Mahmud We lost a game that we should have won. We had heard that if Bangladesh had won that game, Inzamam might have retired from international cricket. But he was outstanding in that innings. His reaction after winning the game was something different too. I had never seen him celebrate like that before.
Butt Inzi bhai handled the tail well, and that really impacted his career as he was not in form. It really turned out to be great for him. He was a great batsman and that innings was one hell of a glimpse of his career.
Latif Had we lost against Bangladesh at that time, it could have had a very bad impact on Pakistan cricket. Everyone was sceptical about losing that game [against Bangladesh] in the 1999 World Cup, so it was very important for Pakistan to win that game in Multan.
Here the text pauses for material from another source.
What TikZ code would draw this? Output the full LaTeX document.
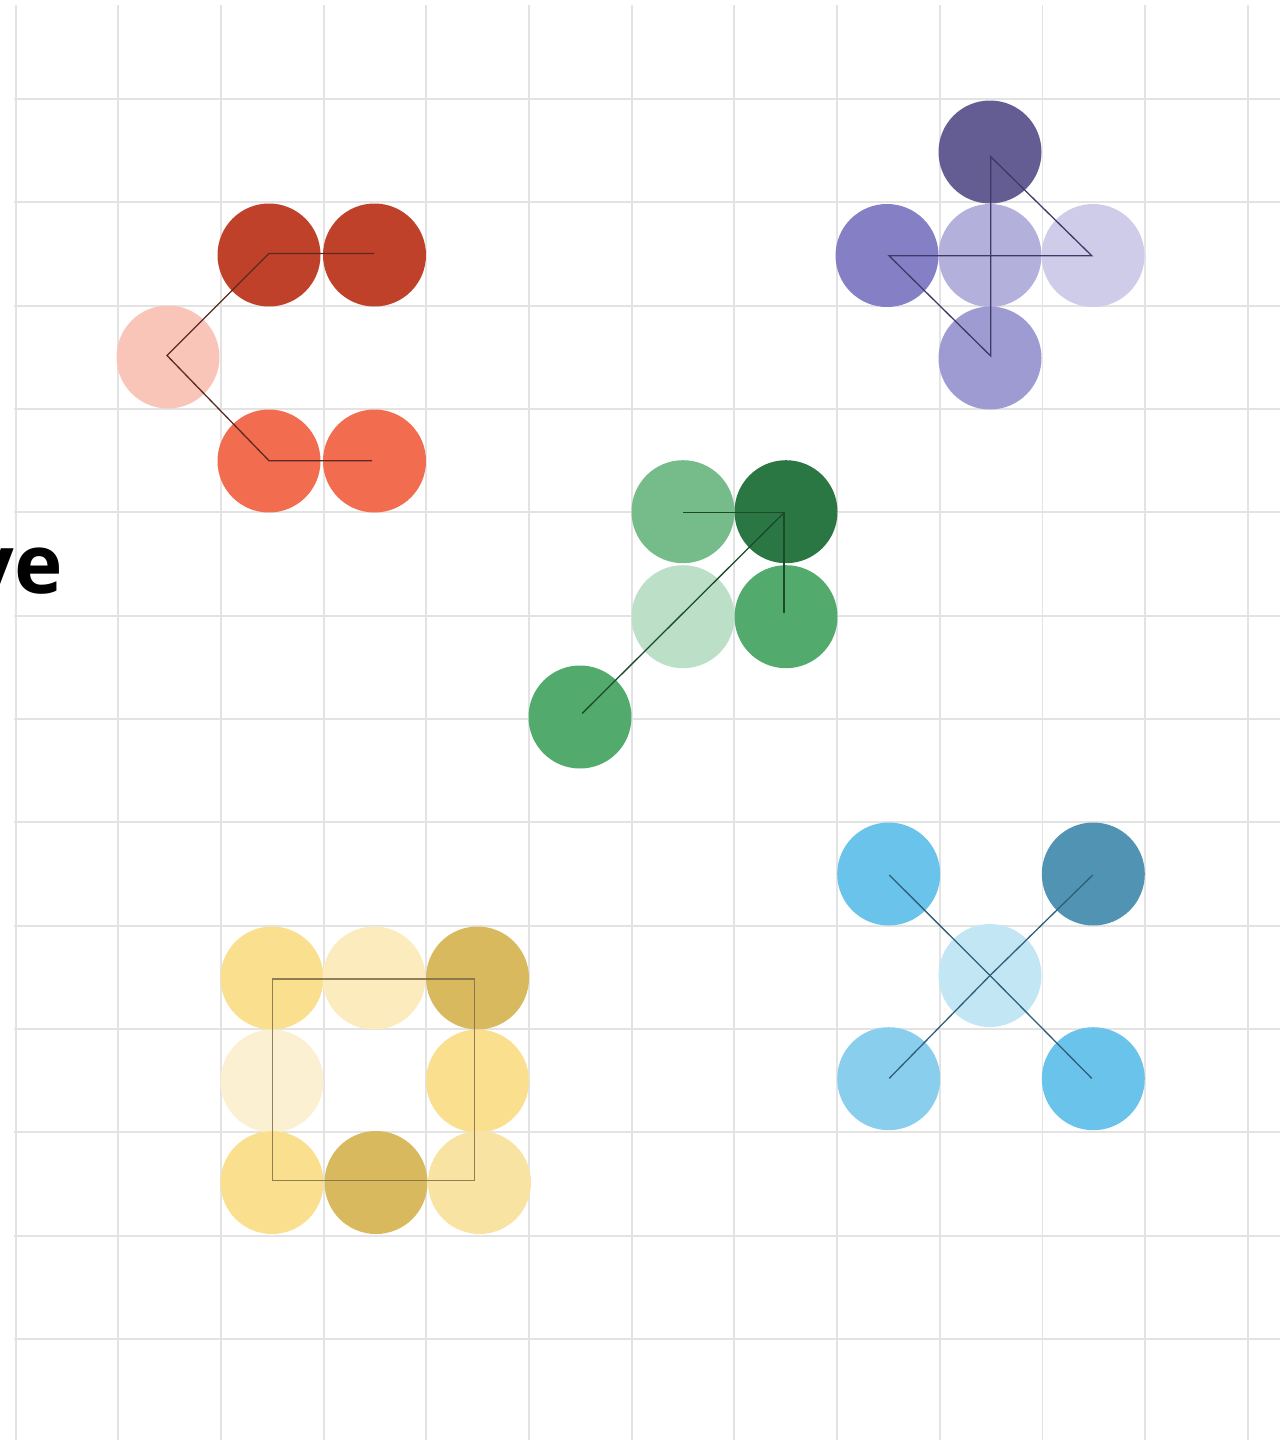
\documentclass[tikz,border=0pt]{standalone}
\usepackage{fontspec}
\setmainfont{Open Sans}
\begin{document}
\begin{tikzpicture}[x=1pt,y=-1pt,
  dot/.style={circle,inner sep=0pt,minimum size=103pt,draw=none,fill=#1},
  gridline/.style={draw=black!11,line width=1.8pt},
  link/.style={line width=1.3pt,draw=#1}]
\definecolor{rA}{HTML}{C0412A}\definecolor{rB}{HTML}{F9C5B9}\definecolor{rC}{HTML}{F26C50}\definecolor{rL}{HTML}{5B2A22}
\definecolor{pA}{HTML}{635D93}\definecolor{pB}{HTML}{8580C5}\definecolor{pC}{HTML}{B4B0DC}\definecolor{pD}{HTML}{CFCCE9}\definecolor{pE}{HTML}{9E9AD2}\definecolor{pL}{HTML}{3C3A68}
\definecolor{gA}{HTML}{76BB8A}\definecolor{gB}{HTML}{2A7744}\definecolor{gC}{HTML}{BCDFC7}\definecolor{gD}{HTML}{53AA6D}\definecolor{gL}{HTML}{1A4A2A}
\definecolor{yA}{HTML}{F9DF8E}\definecolor{yB}{HTML}{FBEBBD}\definecolor{yC}{HTML}{D8B95E}\definecolor{yD}{HTML}{FCF0D3}\definecolor{yE}{HTML}{F9E3A3}\definecolor{yL}{HTML}{7D6E48}
\definecolor{bA}{HTML}{6AC3EA}\definecolor{bB}{HTML}{5193B3}\definecolor{bC}{HTML}{C3E6F5}\definecolor{bD}{HTML}{8ACEEE}\definecolor{bL}{HTML}{2F5E78}
\useasboundingbox (0,0) rectangle (1280,1440);
\clip (0,0) rectangle (1280,1440);
% grid
\foreach \k in {0,...,12} {
  \draw[gridline] ({15.7+102.67*\k},5) -- ({15.7+102.67*\k},1440);
  \draw[gridline] (14,{99+103.33*\k}) -- (1280,{99+103.33*\k});
}
% text
\node[anchor=base east,inner sep=0pt,font=\bfseries\fontsize{82}{90}\selectfont] (title) at (63,593) {ve};
% red group
\node[dot=rA] (r1) at (269,255) {};
\node[dot=rA] (r2) at (374.5,255) {};
\node[dot=rB] (r3) at (168,357) {};
\node[dot=rC] (r4) at (269,461) {};
\node[dot=rC] (r5) at (374.5,461) {};
\coordinate (r2e) at (374,253.5);
\coordinate (r1e) at (269,253.5);
\coordinate (r3e) at (167,355.5);
\coordinate (r4e) at (269,460.7);
\coordinate (r5e) at (372,460.7);
\draw[link=rL] (r2e) -- (r1e) -- (r3e) -- (r4e) -- (r5e);
% purple group
\node[dot=pA] (p1) at (990,152) {};
\node[dot=pB] (p2) at (887,255.5) {};
\node[dot=pC] (p3) at (990,255.5) {};
\node[dot=pD] (p4) at (1093,255.5) {};
\node[dot=pE] (p5) at (990,358) {};
\coordinate (p1e) at (990.7,156.7);
\coordinate (p4e) at (1091.7,255.7);
\coordinate (p2e) at (889,255.7);
\coordinate (p5e) at (990.7,356);
\draw[link=pL] (p1e) -- (p4e) -- (p2e) -- (p5e) -- cycle;
% green group
\node[dot=gA] (g1) at (683,511.7) {};
\node[dot=gB] (g2) at (786,511.7) {};
\node[dot=gC] (g3) at (683,616.7) {};
\node[dot=gD] (g4) at (786,616.7) {};
\node[dot=gD] (g5) at (580,717) {};
\coordinate (g1e) at (683.3,512.7);
\coordinate (g2e) at (784,512.7);
\coordinate (g4e) at (784,613.3);
\coordinate (g5e) at (582.3,713.3);
\draw[link=gL] (g1e) -- (g2e) -- (g4e);
\draw[link=gL] (g2e) -- (g5e);
% yellow group
\node[dot=yA] (y1) at (272,978) {};
\node[dot=yB] (y2) at (374,978) {};
\node[dot=yC] (y3) at (477.5,978) {};
\node[dot=yD] (y4) at (272,1081) {};
\node[dot=yA] (y5) at (477.5,1081) {};
\node[dot=yA] (y6) at (272,1182.5) {};
\node[dot=yC] (y7) at (376,1182.5) {};
\node[dot=yE] (y8) at (479.5,1182.5) {};
\coordinate (ya) at (272.7,979);
\coordinate (yb) at (474.3,1180.7);
\draw[link=yL,draw opacity=0.85] (ya) rectangle (yb);
% blue group
\node[dot=bA] (b1) at (888.7,874) {};
\node[dot=bB] (b2) at (1093.3,874) {};
\node[dot=bC] (b3) at (990,975.5) {};
\node[dot=bD] (b4) at (888.7,1078.7) {};
\node[dot=bA] (b5) at (1093.3,1078.7) {};
\coordinate (b1e) at (889.3,875);
\coordinate (b5e) at (1091.7,1078.3);
\coordinate (b2e) at (1092.7,875);
\coordinate (b4e) at (889.3,1078.3);
\draw[link=bL] (b1e) -- (b3.center) -- (b5e);
\draw[link=bL] (b2e) -- (b3.center) -- (b4e);
\end{tikzpicture}
\end{document}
For Bangladesh it was the first time that they had pushed a higher-ranked Test side right to the brink, but it ended in heartbreak. .
Mortaza I think almost everyone was crying. Ashraful cried in the bathroom. The environment suddenly turned sour. We knew we would win but we couldn't finish it off.
Mahmud We didn't talk for a long time after that game. Everyone cried in the dressing room. I couldn't stop myself from getting emotional too. We couldn't believe that we had lost that game. Even before that last ball, we thought we would take the last wicket.
Sarkar We had played Test cricket for three years, so had we won, it would have shifted Bangladesh cricket's momentum instantly. We got that shift finally around 2006-07, but it could have come in Multan.